| To do |
Print all the data, keeping every line exactly as it is.

| Recorded information |
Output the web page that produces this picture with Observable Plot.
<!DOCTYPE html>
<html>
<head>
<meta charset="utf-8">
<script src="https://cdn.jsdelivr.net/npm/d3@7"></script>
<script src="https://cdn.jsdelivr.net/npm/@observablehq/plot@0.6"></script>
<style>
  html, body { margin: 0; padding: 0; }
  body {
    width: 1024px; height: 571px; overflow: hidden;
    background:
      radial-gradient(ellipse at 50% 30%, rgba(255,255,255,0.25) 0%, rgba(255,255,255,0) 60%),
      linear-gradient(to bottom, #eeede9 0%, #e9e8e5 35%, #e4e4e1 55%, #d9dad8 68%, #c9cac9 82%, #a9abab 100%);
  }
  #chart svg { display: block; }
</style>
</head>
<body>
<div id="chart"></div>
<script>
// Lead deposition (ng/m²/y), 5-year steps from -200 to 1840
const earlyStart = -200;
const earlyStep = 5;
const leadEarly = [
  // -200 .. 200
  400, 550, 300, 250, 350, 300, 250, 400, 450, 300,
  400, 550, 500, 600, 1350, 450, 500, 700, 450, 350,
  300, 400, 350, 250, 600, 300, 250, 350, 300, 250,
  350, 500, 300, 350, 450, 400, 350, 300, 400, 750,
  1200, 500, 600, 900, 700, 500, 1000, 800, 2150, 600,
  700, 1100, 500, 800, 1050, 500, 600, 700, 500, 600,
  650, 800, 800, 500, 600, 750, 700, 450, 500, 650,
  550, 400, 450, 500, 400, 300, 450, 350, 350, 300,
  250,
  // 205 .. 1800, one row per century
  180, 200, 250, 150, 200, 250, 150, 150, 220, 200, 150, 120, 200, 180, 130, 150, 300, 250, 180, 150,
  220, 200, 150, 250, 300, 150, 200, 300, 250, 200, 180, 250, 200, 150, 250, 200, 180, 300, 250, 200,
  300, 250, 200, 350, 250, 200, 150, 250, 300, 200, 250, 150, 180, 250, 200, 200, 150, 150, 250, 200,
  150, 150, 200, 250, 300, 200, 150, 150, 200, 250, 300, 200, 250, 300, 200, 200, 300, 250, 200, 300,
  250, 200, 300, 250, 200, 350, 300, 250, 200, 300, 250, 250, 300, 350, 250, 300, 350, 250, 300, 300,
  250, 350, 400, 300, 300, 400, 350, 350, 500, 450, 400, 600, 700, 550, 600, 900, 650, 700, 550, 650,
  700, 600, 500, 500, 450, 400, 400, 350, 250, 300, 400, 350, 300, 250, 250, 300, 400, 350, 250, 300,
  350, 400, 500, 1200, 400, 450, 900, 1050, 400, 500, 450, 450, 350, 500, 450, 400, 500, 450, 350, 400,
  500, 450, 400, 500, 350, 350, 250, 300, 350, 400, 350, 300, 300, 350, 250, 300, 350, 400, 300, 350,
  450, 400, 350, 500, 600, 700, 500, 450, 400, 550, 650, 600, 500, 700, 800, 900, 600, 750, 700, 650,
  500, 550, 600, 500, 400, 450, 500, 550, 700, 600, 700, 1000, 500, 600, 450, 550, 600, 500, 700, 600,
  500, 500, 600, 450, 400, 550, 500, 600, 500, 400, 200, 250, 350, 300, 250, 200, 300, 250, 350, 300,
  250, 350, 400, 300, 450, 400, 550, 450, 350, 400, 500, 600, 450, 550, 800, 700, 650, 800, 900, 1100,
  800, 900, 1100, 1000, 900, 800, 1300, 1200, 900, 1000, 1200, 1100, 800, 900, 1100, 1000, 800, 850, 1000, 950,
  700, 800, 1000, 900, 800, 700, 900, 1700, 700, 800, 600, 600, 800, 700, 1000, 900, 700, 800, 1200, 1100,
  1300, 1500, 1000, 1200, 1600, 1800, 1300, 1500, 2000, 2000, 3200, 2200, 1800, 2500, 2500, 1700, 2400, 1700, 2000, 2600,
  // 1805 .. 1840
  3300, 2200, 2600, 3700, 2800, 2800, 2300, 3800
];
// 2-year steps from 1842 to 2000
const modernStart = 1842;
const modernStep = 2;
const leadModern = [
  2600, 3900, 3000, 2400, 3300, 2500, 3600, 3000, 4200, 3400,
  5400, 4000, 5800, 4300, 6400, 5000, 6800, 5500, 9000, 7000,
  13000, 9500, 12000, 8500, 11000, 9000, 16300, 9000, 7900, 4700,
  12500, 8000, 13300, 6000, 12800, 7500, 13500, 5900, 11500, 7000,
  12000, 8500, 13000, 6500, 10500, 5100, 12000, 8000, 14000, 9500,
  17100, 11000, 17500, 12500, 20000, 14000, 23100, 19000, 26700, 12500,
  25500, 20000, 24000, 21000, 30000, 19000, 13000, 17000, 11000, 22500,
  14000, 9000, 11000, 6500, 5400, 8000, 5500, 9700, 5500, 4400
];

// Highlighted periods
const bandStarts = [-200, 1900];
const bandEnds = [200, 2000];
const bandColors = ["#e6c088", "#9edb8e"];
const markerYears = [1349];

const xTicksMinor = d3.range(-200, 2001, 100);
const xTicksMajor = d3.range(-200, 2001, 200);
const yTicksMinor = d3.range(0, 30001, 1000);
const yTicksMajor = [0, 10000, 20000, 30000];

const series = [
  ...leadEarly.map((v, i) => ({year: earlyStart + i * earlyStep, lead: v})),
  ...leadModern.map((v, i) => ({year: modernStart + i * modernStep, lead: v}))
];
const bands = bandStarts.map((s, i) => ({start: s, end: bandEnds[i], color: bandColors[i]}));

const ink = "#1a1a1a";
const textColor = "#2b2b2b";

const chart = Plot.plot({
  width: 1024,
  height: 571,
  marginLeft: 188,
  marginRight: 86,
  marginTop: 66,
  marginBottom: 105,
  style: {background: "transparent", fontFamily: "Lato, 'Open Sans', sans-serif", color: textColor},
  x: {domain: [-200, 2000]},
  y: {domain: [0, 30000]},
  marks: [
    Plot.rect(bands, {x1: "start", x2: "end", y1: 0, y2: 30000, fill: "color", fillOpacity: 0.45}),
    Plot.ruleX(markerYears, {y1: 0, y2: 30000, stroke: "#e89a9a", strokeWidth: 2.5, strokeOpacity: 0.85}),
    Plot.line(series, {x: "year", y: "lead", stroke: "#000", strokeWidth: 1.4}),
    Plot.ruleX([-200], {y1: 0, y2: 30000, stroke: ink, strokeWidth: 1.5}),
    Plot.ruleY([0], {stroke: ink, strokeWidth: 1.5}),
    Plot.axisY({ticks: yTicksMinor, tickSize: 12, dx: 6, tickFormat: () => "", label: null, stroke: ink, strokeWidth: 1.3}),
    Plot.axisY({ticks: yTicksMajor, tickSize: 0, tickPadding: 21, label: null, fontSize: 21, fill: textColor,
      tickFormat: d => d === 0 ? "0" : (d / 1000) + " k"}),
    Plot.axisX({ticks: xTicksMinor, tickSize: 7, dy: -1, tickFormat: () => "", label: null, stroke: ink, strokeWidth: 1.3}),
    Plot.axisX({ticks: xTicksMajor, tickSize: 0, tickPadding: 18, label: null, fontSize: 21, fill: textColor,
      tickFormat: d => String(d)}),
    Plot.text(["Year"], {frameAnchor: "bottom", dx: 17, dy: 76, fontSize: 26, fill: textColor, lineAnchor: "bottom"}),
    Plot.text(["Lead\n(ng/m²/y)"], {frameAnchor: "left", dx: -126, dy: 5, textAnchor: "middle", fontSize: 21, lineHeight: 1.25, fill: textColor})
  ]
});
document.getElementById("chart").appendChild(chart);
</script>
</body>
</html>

| Output for this task |
Output the web page that produces this picture with Observable Plot.
<!DOCTYPE html>
<html>
<head>
<meta charset="utf-8">
<script src="https://cdn.jsdelivr.net/npm/d3@7"></script>
<script src="https://cdn.jsdelivr.net/npm/@observablehq/plot@0.6"></script>
<style>
  html, body { margin: 0; padding: 0; }
  body {
    width: 1024px; height: 571px; overflow: hidden;
    background:
      radial-gradient(ellipse at 50% 30%, rgba(255,255,255,0.25) 0%, rgba(255,255,255,0) 60%),
      linear-gradient(to bottom, #eeede9 0%, #e9e8e5 35%, #e4e4e1 55%, #d9dad8 68%, #c9cac9 82%, #a9abab 100%);
  }
  #chart svg { display: block; }
</style>
</head>
<body>
<div id="chart"></div>
<script>
// Lead deposition (ng/m²/y), 5-year steps from -200 to 1840
const earlyStart = -200;
const earlyStep = 5;
const leadEarly = [
  // -200 .. 200
  400, 550, 300, 250, 350, 300, 250, 400, 450, 300,
  400, 550, 500, 600, 1350, 450, 500, 700, 450, 350,
  300, 400, 350, 250, 600, 300, 250, 350, 300, 250,
  350, 500, 300, 350, 450, 400, 350, 300, 400, 750,
  1200, 500, 600, 900, 700, 500, 1000, 800, 2150, 600,
  700, 1100, 500, 800, 1050, 500, 600, 700, 500, 600,
  650, 800, 800, 500, 600, 750, 700, 450, 500, 650,
  550, 400, 450, 500, 400, 300, 450, 350, 350, 300,
  250,
  // 205 .. 1800, one row per century
  180, 200, 250, 150, 200, 250, 150, 150, 220, 200, 150, 120, 200, 180, 130, 150, 300, 250, 180, 150,
  220, 200, 150, 250, 300, 150, 200, 300, 250, 200, 180, 250, 200, 150, 250, 200, 180, 300, 250, 200,
  300, 250, 200, 350, 250, 200, 150, 250, 300, 200, 250, 150, 180, 250, 200, 200, 150, 150, 250, 200,
  150, 150, 200, 250, 300, 200, 150, 150, 200, 250, 300, 200, 250, 300, 200, 200, 300, 250, 200, 300,
  250, 200, 300, 250, 200, 350, 300, 250, 200, 300, 250, 250, 300, 350, 250, 300, 350, 250, 300, 300,
  250, 350, 400, 300, 300, 400, 350, 350, 500, 450, 400, 600, 700, 550, 600, 900, 650, 700, 550, 650,
  700, 600, 500, 500, 450, 400, 400, 350, 250, 300, 400, 350, 300, 250, 250, 300, 400, 350, 250, 300,
  350, 400, 500, 1200, 400, 450, 900, 1050, 400, 500, 450, 450, 350, 500, 450, 400, 500, 450, 350, 400,
  500, 450, 400, 500, 350, 350, 250, 300, 350, 400, 350, 300, 300, 350, 250, 300, 350, 400, 300, 350,
  450, 400, 350, 500, 600, 700, 500, 450, 400, 550, 650, 600, 500, 700, 800, 900, 600, 750, 700, 650,
  500, 550, 600, 500, 400, 450, 500, 550, 700, 600, 700, 1000, 500, 600, 450, 550, 600, 500, 700, 600,
  500, 500, 600, 450, 400, 550, 500, 600, 500, 400, 200, 250, 350, 300, 250, 200, 300, 250, 350, 300,
  250, 350, 400, 300, 450, 400, 550, 450, 350, 400, 500, 600, 450, 550, 800, 700, 650, 800, 900, 1100,
  800, 900, 1100, 1000, 900, 800, 1300, 1200, 900, 1000, 1200, 1100, 800, 900, 1100, 1000, 800, 850, 1000, 950,
  700, 800, 1000, 900, 800, 700, 900, 1700, 700, 800, 600, 600, 800, 700, 1000, 900, 700, 800, 1200, 1100,
  1300, 1500, 1000, 1200, 1600, 1800, 1300, 1500, 2000, 2000, 3200, 2200, 1800, 2500, 2500, 1700, 2400, 1700, 2000, 2600,
  // 1805 .. 1840
  3300, 2200, 2600, 3700, 2800, 2800, 2300, 3800
];
// 2-year steps from 1842 to 2000
const modernStart = 1842;
const modernStep = 2;
const leadModern = [
  2600, 3900, 3000, 2400, 3300, 2500, 3600, 3000, 4200, 3400,
  5400, 4000, 5800, 4300, 6400, 5000, 6800, 5500, 9000, 7000,
  13000, 9500, 12000, 8500, 11000, 9000, 16300, 9000, 7900, 4700,
  12500, 8000, 13300, 6000, 12800, 7500, 13500, 5900, 11500, 7000,
  12000, 8500, 13000, 6500, 10500, 5100, 12000, 8000, 14000, 9500,
  17100, 11000, 17500, 12500, 20000, 14000, 23100, 19000, 26700, 12500,
  25500, 20000, 24000, 21000, 30000, 19000, 13000, 17000, 11000, 22500,
  14000, 9000, 11000, 6500, 5400, 8000, 5500, 9700, 5500, 4400
];

// Highlighted periods
const bandStarts = [-200, 1900];
const bandEnds = [200, 2000];
const bandColors = ["#e6c088", "#9edb8e"];
const markerYears = [1349];

const xTicksMinor = d3.range(-200, 2001, 100);
const xTicksMajor = d3.range(-200, 2001, 200);
const yTicksMinor = d3.range(0, 30001, 1000);
const yTicksMajor = [0, 10000, 20000, 30000];

const series = [
  ...leadEarly.map((v, i) => ({year: earlyStart + i * earlyStep, lead: v})),
  ...leadModern.map((v, i) => ({year: modernStart + i * modernStep, lead: v}))
];
const bands = bandStarts.map((s, i) => ({start: s, end: bandEnds[i], color: bandColors[i]}));

const ink = "#1a1a1a";
const textColor = "#2b2b2b";

const chart = Plot.plot({
  width: 1024,
  height: 571,
  marginLeft: 188,
  marginRight: 86,
  marginTop: 66,
  marginBottom: 105,
  style: {background: "transparent", fontFamily: "Lato, 'Open Sans', sans-serif", color: textColor},
  x: {domain: [-200, 2000]},
  y: {domain: [0, 30000]},
  marks: [
    Plot.rect(bands, {x1: "start", x2: "end", y1: 0, y2: 30000, fill: "color", fillOpacity: 0.45}),
    Plot.ruleX(markerYears, {y1: 0, y2: 30000, stroke: "#e89a9a", strokeWidth: 2.5, strokeOpacity: 0.85}),
    Plot.line(series, {x: "year", y: "lead", stroke: "#000", strokeWidth: 1.4}),
    Plot.ruleX([-200], {y1: 0, y2: 30000, stroke: ink, strokeWidth: 1.5}),
    Plot.ruleY([0], {stroke: ink, strokeWidth: 1.5}),
    Plot.axisY({ticks: yTicksMinor, tickSize: 12, dx: 6, tickFormat: () => "", label: null, stroke: ink, strokeWidth: 1.3}),
    Plot.axisY({ticks: yTicksMajor, tickSize: 0, tickPadding: 21, label: null, fontSize: 21, fill: textColor,
      tickFormat: d => d === 0 ? "0" : (d / 1000) + " k"}),
    Plot.axisX({ticks: xTicksMinor, tickSize: 7, dy: -1, tickFormat: () => "", label: null, stroke: ink, strokeWidth: 1.3}),
    Plot.axisX({ticks: xTicksMajor, tickSize: 0, tickPadding: 18, label: null, fontSize: 21, fill: textColor,
      tickFormat: d => String(d)}),
    Plot.text(["Year"], {frameAnchor: "bottom", dx: 17, dy: 76, fontSize: 26, fill: textColor, lineAnchor: "bottom"}),
    Plot.text(["Lead\n(ng/m²/y)"], {frameAnchor: "left", dx: -126, dy: 5, textAnchor: "middle", fontSize: 21, lineHeight: 1.25, fill: textColor})
  ]
});
document.getElementById("chart").appendChild(chart);
</script>
</body>
</html>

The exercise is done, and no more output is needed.